- [WORK INSTRUCTIONS]: Find the word "with" in the records below. List each line containing it.

Start of INPUT

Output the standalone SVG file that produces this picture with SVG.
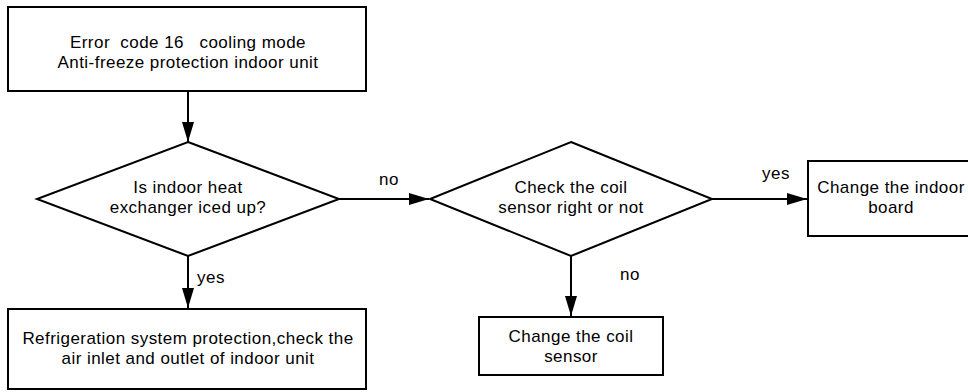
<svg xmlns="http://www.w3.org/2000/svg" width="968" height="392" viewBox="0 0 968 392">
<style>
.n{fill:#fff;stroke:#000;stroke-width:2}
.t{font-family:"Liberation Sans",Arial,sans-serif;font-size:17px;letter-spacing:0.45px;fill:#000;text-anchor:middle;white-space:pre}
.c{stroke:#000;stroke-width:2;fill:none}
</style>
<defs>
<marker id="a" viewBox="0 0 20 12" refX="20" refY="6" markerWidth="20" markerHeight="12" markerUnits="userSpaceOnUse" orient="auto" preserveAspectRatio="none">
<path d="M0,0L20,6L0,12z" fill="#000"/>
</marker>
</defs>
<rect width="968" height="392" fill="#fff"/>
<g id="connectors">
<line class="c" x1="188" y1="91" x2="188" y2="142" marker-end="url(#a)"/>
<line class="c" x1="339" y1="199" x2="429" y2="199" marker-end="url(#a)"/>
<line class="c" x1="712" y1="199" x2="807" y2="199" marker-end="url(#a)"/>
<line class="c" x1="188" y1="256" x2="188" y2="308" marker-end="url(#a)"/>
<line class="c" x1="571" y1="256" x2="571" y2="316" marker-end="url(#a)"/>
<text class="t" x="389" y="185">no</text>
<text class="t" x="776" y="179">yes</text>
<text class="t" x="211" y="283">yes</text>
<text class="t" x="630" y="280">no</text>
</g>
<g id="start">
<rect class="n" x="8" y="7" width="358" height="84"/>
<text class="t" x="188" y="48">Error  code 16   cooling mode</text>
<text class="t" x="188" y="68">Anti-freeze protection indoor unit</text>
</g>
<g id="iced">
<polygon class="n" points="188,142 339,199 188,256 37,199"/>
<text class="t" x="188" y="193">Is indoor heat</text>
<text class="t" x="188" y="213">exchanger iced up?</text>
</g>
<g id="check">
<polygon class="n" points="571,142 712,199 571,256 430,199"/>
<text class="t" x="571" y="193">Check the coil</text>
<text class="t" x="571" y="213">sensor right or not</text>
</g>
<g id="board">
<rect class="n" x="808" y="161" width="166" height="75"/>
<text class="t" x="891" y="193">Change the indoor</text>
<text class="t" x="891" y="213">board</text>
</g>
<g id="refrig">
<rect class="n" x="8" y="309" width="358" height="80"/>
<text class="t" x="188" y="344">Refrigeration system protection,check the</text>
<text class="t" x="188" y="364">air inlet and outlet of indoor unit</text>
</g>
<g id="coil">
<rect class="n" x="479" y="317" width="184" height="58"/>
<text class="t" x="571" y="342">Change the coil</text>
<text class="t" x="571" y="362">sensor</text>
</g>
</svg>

End of INPUT
Start of INPUT

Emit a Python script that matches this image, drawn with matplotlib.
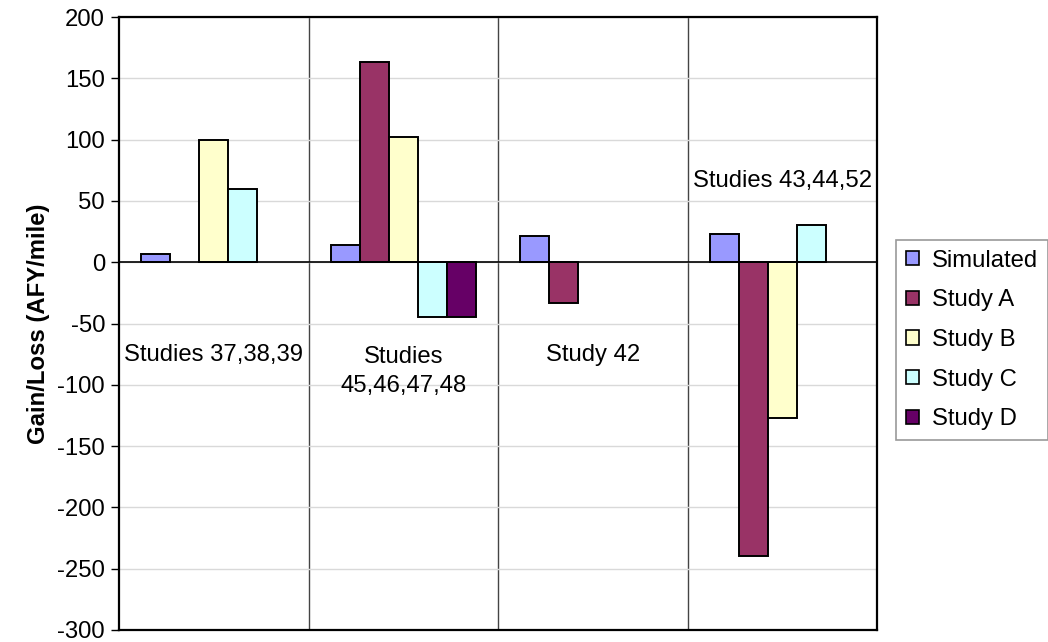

End of INPUT

- [PROBLEM SOLUTION]:
Output the standalone SVG file that produces this picture with SVG.
Emit a Python script that matches this image, drawn with matplotlib.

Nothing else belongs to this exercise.